Stated problem: Leaving out all pictures, copy exactly the lines from the one containing "What matplotlib code" down to the one containing "plt.rcParams['font.weight'] = 'bold'", both of them included.

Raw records
********************

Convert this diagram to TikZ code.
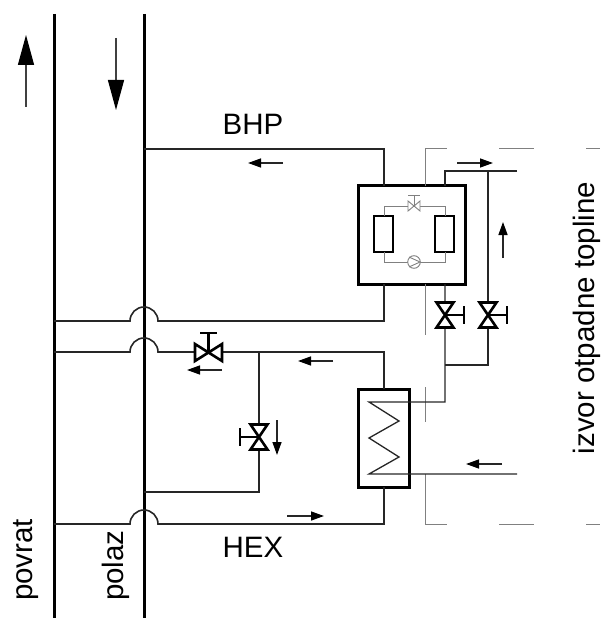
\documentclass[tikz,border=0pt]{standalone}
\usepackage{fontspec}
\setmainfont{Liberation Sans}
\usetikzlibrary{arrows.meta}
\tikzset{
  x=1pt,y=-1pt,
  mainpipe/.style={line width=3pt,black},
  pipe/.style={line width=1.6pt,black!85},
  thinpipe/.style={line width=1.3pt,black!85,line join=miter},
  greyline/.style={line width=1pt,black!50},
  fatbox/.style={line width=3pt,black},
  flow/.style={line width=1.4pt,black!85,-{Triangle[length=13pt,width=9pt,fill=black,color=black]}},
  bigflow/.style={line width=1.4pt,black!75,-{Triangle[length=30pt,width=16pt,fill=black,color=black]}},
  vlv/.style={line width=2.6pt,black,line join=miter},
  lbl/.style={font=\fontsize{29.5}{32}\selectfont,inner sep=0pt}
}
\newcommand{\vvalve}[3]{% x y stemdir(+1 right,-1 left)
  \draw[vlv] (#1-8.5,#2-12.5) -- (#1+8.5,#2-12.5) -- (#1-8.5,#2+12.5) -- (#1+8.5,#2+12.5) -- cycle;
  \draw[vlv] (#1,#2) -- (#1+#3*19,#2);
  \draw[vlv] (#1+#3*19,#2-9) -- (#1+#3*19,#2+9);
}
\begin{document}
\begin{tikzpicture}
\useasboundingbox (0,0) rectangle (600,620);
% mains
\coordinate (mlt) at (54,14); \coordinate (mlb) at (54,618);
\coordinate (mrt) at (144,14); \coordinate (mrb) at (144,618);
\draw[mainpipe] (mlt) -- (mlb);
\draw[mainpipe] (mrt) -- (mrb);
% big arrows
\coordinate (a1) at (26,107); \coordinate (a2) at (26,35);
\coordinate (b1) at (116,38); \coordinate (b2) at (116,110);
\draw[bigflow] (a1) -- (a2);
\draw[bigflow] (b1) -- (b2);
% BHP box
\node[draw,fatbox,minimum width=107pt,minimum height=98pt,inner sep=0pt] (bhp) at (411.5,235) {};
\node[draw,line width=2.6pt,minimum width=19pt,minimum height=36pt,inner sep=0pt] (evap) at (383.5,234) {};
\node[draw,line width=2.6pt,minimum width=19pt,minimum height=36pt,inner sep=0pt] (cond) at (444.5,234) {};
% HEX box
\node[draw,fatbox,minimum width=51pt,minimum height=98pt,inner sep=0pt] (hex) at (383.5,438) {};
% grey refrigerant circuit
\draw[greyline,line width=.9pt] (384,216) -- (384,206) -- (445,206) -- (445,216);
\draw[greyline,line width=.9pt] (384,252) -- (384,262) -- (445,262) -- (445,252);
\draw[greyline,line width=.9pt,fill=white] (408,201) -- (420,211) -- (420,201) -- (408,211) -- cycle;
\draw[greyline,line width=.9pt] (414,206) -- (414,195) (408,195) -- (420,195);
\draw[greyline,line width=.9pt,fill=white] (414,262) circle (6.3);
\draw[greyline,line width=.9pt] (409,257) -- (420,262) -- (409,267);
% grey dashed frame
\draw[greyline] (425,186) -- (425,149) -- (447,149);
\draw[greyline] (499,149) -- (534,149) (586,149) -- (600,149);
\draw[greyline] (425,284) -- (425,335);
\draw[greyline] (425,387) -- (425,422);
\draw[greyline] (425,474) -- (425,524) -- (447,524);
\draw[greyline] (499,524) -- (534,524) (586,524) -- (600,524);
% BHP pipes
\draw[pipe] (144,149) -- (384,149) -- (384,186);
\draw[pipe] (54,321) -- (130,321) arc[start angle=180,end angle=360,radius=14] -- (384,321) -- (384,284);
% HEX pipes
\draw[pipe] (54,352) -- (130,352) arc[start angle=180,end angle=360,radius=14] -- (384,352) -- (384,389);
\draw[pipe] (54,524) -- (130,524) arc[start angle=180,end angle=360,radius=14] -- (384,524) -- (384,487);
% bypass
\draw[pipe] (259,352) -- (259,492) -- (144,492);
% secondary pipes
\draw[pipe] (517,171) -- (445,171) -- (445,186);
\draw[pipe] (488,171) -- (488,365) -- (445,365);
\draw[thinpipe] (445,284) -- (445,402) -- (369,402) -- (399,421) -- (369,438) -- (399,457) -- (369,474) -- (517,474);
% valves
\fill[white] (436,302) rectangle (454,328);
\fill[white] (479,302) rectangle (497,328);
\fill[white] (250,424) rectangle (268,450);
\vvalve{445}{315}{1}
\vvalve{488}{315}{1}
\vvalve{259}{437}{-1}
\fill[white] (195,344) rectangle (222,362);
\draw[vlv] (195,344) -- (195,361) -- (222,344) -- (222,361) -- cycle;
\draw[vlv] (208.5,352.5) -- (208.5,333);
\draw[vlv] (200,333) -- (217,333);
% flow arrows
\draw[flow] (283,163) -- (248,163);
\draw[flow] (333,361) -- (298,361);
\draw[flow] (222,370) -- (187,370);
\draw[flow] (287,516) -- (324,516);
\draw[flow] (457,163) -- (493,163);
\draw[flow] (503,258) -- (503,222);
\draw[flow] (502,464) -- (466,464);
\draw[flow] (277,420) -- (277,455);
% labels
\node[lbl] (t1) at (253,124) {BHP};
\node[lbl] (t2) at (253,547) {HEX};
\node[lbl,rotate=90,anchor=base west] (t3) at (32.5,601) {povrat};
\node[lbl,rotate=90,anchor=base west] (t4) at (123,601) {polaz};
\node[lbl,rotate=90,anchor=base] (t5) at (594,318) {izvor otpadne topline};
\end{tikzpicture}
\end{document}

********************

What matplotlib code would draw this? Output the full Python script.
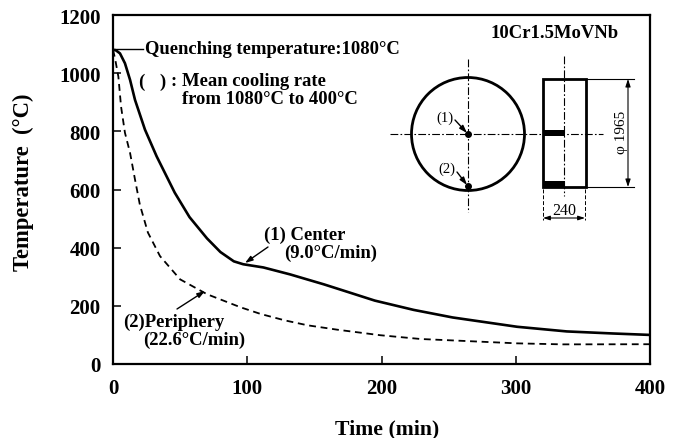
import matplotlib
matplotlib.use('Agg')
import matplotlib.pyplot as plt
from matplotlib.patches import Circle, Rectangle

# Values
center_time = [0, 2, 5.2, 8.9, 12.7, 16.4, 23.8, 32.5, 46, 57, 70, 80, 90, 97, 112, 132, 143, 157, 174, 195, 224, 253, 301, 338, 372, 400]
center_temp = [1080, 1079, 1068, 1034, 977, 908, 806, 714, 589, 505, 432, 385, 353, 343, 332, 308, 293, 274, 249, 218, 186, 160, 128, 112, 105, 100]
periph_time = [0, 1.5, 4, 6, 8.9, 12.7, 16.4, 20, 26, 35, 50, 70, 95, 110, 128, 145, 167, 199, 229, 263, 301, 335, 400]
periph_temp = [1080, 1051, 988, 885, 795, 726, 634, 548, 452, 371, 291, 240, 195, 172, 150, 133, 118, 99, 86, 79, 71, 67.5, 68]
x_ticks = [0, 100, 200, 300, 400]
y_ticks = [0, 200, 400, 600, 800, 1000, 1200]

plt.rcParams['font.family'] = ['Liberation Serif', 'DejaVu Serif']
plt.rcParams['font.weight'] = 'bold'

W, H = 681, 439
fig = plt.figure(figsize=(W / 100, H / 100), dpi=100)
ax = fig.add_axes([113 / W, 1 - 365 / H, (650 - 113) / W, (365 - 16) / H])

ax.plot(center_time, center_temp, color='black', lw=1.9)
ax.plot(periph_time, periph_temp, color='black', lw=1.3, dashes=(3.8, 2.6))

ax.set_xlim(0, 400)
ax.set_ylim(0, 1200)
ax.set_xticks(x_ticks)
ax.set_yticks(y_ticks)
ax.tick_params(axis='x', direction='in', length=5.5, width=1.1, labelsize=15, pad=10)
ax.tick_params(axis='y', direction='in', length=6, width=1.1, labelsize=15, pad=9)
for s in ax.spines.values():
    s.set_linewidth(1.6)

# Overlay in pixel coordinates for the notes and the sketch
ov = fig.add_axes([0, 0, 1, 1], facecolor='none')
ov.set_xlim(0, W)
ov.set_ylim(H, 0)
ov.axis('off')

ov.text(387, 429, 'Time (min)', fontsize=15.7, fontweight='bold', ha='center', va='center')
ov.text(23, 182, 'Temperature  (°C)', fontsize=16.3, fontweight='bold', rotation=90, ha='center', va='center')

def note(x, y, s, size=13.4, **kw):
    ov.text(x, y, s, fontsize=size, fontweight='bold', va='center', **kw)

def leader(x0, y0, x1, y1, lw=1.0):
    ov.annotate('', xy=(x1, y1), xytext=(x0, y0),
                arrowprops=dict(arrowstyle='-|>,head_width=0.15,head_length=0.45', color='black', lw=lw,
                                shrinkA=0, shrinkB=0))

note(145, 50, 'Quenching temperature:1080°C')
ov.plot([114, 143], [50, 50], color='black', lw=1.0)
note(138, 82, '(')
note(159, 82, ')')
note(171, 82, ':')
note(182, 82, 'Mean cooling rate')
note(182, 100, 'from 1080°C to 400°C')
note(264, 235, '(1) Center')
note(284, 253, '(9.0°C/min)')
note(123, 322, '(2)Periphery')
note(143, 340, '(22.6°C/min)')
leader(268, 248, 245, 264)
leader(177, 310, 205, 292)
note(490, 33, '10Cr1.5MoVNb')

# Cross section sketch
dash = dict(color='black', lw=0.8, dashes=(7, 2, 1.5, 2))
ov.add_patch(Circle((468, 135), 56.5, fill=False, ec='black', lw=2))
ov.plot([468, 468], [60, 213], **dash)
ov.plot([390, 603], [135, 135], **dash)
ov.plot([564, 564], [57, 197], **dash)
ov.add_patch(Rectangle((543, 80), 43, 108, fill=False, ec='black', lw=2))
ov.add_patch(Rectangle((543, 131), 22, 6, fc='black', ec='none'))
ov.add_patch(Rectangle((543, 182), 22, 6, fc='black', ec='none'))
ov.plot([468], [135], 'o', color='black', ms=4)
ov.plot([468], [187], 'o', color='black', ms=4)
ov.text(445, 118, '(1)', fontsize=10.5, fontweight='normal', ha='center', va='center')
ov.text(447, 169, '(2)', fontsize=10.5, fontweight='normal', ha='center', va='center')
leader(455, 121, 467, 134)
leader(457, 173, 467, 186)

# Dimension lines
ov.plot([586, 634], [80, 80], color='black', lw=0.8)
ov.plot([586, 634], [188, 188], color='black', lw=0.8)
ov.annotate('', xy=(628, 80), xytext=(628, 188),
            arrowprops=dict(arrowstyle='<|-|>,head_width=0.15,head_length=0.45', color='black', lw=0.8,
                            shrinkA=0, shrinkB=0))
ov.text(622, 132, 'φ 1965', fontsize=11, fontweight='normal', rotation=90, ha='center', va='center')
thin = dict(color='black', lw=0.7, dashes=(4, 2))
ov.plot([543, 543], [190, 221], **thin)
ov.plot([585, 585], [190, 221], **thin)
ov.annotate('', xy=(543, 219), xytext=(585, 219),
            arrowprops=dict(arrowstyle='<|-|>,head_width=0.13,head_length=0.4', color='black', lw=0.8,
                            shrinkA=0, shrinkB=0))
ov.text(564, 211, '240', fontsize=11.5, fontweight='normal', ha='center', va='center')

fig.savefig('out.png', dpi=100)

********************

Exercise output:
What matplotlib code would draw this? Output the full Python script.
import matplotlib
matplotlib.use('Agg')
import matplotlib.pyplot as plt
from matplotlib.patches import Circle, Rectangle

# Values
center_time = [0, 2, 5.2, 8.9, 12.7, 16.4, 23.8, 32.5, 46, 57, 70, 80, 90, 97, 112, 132, 143, 157, 174, 195, 224, 253, 301, 338, 372, 400]
center_temp = [1080, 1079, 1068, 1034, 977, 908, 806, 714, 589, 505, 432, 385, 353, 343, 332, 308, 293, 274, 249, 218, 186, 160, 128, 112, 105, 100]
periph_time = [0, 1.5, 4, 6, 8.9, 12.7, 16.4, 20, 26, 35, 50, 70, 95, 110, 128, 145, 167, 199, 229, 263, 301, 335, 400]
periph_temp = [1080, 1051, 988, 885, 795, 726, 634, 548, 452, 371, 291, 240, 195, 172, 150, 133, 118, 99, 86, 79, 71, 67.5, 68]
x_ticks = [0, 100, 200, 300, 400]
y_ticks = [0, 200, 400, 600, 800, 1000, 1200]

plt.rcParams['font.family'] = ['Liberation Serif', 'DejaVu Serif']
plt.rcParams['font.weight'] = 'bold'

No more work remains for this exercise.